Task requirements:
Start at the line holding "Write a component", stop at the line holding "const H = 1098;", and repeat those lines exactly, both ends included; skip the pictures.

Records for this task:
┄┄┄┄┄┄

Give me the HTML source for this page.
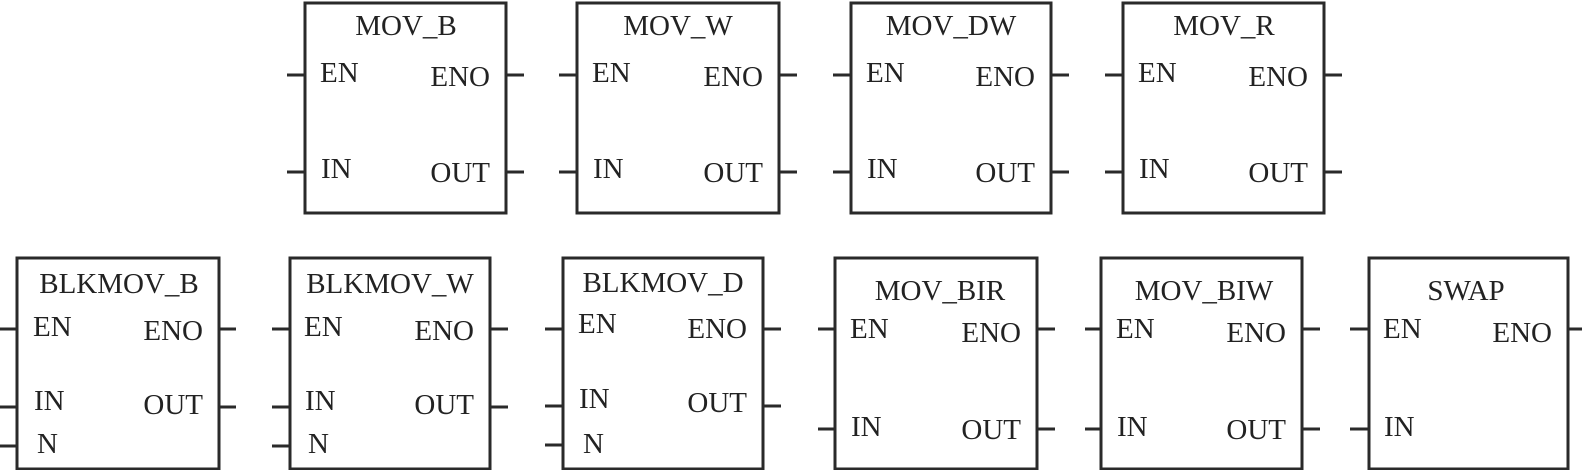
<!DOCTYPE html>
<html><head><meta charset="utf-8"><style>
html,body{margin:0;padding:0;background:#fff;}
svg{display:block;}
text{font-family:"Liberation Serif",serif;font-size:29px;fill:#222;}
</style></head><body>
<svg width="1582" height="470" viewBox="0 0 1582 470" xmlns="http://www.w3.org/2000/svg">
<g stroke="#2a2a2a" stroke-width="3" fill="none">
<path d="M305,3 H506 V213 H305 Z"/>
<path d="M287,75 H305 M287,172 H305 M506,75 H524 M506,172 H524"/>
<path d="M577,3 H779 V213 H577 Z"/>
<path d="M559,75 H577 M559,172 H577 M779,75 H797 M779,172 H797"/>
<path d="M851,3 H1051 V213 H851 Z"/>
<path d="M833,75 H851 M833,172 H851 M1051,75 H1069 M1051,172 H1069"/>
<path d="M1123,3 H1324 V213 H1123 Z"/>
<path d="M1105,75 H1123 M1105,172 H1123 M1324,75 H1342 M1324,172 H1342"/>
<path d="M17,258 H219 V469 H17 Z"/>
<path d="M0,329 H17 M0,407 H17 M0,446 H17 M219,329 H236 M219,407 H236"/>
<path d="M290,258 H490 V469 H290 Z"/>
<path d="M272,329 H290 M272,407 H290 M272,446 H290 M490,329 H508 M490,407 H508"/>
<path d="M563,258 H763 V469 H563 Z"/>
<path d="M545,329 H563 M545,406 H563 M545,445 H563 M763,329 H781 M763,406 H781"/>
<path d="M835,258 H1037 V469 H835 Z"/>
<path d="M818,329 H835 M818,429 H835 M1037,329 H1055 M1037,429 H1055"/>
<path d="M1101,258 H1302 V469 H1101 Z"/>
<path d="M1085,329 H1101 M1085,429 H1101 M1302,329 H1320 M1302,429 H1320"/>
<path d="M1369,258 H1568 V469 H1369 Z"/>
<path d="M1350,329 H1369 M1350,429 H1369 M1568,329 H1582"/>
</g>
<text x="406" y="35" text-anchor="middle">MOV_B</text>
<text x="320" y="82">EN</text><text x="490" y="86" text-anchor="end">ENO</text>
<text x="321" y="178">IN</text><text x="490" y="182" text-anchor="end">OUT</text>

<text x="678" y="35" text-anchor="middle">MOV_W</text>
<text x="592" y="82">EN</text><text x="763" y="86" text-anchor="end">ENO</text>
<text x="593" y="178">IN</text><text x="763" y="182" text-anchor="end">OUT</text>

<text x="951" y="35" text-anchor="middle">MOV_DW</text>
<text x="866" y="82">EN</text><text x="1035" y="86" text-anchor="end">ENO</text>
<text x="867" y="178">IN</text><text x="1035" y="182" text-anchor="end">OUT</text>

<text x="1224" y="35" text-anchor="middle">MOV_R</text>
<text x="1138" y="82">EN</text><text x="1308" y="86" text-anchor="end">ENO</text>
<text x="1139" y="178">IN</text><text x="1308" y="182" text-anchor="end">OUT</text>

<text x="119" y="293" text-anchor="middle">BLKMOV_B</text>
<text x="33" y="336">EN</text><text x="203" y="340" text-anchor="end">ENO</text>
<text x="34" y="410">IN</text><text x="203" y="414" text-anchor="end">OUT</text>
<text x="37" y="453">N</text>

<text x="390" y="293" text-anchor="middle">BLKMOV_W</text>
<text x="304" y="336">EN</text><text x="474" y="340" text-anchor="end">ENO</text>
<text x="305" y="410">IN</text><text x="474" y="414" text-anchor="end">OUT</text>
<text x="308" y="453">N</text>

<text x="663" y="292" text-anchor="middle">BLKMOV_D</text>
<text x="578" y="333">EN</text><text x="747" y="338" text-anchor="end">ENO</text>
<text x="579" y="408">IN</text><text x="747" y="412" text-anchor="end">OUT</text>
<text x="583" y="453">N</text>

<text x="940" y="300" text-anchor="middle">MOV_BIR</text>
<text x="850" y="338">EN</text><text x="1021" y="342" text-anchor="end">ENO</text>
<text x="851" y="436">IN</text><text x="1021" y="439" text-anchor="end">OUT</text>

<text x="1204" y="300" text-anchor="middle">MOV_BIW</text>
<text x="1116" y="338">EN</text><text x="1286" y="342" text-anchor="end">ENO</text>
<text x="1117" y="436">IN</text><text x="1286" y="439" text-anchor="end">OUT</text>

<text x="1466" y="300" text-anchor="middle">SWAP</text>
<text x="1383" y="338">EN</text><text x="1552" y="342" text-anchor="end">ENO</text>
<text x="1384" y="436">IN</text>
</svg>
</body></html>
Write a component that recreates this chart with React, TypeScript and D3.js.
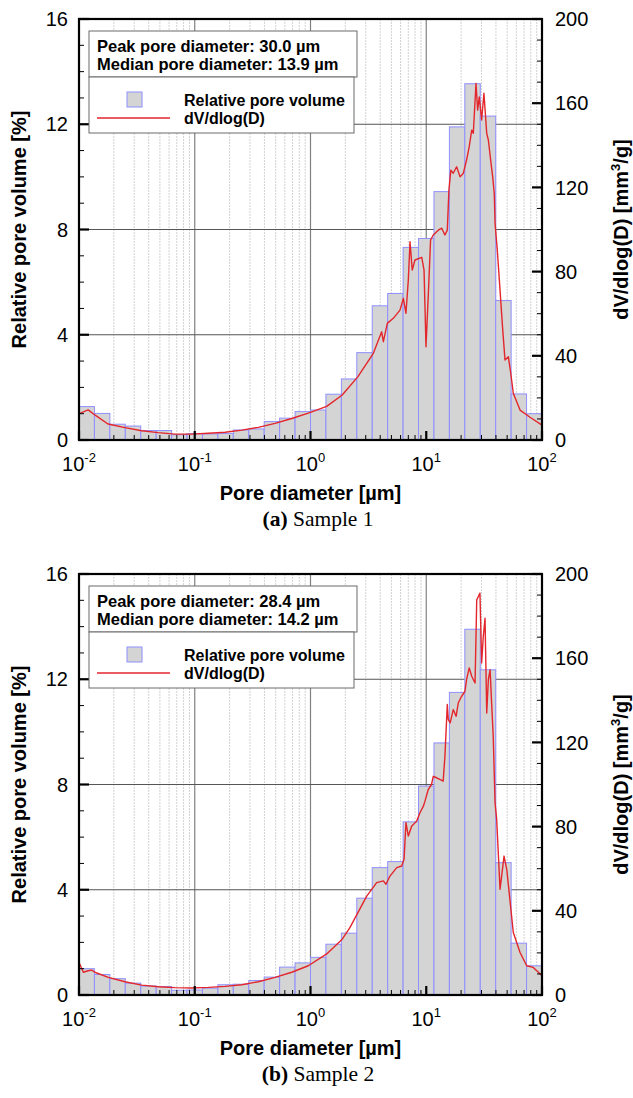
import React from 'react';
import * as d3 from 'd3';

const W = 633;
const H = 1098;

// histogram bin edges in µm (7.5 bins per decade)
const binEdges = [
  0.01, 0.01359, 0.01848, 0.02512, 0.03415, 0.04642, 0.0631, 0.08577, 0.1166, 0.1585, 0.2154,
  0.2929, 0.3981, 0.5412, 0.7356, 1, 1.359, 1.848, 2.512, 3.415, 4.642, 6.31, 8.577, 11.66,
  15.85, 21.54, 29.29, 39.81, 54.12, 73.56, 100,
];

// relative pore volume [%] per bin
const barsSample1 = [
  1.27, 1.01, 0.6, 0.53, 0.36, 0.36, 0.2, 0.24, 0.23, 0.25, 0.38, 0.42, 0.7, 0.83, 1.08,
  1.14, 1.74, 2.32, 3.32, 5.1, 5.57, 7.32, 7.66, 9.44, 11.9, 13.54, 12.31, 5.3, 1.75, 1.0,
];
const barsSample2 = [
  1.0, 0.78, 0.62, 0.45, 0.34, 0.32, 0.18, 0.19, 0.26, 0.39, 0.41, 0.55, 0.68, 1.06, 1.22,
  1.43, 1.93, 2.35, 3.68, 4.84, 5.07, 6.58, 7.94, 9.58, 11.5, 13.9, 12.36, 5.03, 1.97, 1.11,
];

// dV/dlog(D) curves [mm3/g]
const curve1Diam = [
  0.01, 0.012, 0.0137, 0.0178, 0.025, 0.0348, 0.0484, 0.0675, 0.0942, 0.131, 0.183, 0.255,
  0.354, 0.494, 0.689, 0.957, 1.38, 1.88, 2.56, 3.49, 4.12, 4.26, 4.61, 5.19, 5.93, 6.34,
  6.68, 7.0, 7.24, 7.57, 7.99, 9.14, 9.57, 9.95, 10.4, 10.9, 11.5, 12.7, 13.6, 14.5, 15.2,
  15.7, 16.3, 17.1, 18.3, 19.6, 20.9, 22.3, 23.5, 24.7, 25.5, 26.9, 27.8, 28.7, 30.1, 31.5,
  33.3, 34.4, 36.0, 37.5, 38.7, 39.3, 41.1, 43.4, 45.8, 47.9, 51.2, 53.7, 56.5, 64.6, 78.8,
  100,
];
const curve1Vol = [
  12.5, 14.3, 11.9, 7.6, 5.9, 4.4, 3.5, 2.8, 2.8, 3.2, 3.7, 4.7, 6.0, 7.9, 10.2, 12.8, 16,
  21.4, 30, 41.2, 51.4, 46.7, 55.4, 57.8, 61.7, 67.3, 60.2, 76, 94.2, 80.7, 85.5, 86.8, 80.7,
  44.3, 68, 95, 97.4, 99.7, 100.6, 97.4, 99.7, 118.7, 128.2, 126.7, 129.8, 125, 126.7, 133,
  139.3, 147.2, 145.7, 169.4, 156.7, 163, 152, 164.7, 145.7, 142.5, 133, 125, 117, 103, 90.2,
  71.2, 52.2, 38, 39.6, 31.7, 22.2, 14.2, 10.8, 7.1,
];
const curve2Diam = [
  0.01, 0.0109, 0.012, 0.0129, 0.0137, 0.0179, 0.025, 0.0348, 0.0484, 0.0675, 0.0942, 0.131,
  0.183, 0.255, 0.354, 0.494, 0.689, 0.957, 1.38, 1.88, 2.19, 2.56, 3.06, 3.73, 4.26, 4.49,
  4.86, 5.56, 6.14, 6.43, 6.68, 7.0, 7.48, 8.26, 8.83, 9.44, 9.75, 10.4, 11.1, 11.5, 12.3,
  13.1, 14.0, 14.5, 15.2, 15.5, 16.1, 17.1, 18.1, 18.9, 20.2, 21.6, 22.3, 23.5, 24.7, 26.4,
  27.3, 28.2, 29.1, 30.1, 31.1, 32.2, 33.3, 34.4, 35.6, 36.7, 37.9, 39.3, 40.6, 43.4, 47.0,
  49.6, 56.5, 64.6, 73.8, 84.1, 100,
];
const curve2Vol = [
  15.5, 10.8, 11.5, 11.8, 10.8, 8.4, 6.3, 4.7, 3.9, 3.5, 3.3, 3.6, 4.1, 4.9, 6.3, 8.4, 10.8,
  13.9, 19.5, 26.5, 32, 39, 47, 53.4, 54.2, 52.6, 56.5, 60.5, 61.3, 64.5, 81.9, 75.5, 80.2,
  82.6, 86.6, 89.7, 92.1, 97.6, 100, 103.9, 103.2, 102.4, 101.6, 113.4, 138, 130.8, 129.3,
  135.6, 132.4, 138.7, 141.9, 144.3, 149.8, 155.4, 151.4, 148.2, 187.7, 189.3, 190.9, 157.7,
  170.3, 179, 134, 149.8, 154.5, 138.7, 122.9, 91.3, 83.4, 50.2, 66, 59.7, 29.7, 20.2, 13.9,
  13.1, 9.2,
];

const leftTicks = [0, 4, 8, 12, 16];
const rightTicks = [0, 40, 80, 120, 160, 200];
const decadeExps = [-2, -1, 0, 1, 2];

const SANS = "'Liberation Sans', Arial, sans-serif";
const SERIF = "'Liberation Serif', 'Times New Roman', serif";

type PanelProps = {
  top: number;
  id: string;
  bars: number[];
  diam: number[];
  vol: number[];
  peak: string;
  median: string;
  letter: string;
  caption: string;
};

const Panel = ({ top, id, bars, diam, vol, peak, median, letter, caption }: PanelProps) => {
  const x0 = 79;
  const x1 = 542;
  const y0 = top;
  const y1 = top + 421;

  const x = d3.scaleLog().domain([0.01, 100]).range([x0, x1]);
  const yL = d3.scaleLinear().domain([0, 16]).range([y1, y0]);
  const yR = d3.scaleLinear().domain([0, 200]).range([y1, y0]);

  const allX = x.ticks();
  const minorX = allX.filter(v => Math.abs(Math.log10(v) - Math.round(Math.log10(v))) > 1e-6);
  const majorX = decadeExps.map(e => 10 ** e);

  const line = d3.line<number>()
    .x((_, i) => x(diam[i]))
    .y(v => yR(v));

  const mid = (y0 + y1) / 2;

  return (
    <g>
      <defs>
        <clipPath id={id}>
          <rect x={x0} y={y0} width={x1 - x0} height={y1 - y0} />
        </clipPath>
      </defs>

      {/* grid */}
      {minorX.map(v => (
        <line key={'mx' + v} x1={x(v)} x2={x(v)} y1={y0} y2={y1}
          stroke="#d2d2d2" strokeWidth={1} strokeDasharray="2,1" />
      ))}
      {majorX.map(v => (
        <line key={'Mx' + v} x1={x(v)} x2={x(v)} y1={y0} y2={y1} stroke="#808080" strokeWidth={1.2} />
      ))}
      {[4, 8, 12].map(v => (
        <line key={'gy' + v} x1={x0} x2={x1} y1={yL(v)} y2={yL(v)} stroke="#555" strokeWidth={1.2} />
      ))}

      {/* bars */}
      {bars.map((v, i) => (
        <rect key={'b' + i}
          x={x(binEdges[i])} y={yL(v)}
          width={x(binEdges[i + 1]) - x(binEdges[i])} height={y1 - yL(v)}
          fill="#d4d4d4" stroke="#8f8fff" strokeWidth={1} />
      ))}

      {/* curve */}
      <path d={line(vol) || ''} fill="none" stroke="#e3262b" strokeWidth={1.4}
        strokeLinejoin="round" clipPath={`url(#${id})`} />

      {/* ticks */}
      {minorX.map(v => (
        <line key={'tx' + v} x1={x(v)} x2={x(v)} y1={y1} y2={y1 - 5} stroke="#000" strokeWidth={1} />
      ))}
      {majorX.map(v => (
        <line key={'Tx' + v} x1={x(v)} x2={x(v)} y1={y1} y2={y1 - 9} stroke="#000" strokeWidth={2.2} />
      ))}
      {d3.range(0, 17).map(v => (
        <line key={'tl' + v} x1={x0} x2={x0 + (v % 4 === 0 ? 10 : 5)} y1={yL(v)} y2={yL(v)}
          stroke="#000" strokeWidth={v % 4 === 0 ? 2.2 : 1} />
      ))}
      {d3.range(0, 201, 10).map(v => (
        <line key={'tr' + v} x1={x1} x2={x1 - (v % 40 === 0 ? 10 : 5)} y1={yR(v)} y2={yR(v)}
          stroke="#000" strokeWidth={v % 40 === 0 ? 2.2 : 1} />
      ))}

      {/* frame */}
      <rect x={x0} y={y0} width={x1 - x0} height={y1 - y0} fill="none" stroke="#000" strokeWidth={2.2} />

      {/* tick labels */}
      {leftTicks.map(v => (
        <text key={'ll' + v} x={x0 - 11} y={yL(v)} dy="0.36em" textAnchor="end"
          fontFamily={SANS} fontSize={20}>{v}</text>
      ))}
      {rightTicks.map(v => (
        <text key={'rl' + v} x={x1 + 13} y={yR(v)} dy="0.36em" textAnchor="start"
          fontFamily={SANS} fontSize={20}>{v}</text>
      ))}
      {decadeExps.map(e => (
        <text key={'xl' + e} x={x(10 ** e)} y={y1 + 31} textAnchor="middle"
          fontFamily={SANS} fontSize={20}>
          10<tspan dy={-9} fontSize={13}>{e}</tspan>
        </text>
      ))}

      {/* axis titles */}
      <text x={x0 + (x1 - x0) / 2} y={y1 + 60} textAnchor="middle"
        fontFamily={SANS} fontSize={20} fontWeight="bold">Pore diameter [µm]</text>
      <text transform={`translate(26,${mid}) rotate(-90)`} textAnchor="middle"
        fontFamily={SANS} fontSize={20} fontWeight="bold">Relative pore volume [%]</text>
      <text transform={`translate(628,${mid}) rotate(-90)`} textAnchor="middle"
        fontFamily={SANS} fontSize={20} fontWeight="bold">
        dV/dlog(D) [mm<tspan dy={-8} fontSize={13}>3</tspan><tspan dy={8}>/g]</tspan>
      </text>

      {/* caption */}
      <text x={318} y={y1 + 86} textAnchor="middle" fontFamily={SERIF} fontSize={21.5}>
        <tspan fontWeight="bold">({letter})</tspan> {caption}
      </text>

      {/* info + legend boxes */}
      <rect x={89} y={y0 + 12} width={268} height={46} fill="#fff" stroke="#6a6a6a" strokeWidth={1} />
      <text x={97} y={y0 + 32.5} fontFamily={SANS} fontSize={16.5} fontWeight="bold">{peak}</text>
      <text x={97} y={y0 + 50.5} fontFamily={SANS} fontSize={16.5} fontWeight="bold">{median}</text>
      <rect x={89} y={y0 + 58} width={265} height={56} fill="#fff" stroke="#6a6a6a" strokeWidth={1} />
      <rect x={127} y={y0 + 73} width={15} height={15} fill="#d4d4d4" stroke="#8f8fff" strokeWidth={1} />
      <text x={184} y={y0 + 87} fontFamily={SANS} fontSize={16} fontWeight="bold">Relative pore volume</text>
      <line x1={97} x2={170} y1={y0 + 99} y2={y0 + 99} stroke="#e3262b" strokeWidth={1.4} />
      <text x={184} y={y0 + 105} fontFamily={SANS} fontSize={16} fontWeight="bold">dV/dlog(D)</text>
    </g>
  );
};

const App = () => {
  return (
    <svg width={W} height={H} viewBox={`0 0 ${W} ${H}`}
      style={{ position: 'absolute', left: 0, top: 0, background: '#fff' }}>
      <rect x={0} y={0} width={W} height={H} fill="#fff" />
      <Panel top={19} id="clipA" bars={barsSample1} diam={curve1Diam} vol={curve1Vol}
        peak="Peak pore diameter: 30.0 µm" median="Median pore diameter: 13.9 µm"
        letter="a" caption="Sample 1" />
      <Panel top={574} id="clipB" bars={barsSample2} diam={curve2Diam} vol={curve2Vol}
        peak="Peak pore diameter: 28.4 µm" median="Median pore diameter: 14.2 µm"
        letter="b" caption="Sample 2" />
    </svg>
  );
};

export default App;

┄┄┄┄┄┄

Output of the task:
Write a component that recreates this chart with React, TypeScript and D3.js.
import React from 'react';
import * as d3 from 'd3';

const W = 633;
const H = 1098;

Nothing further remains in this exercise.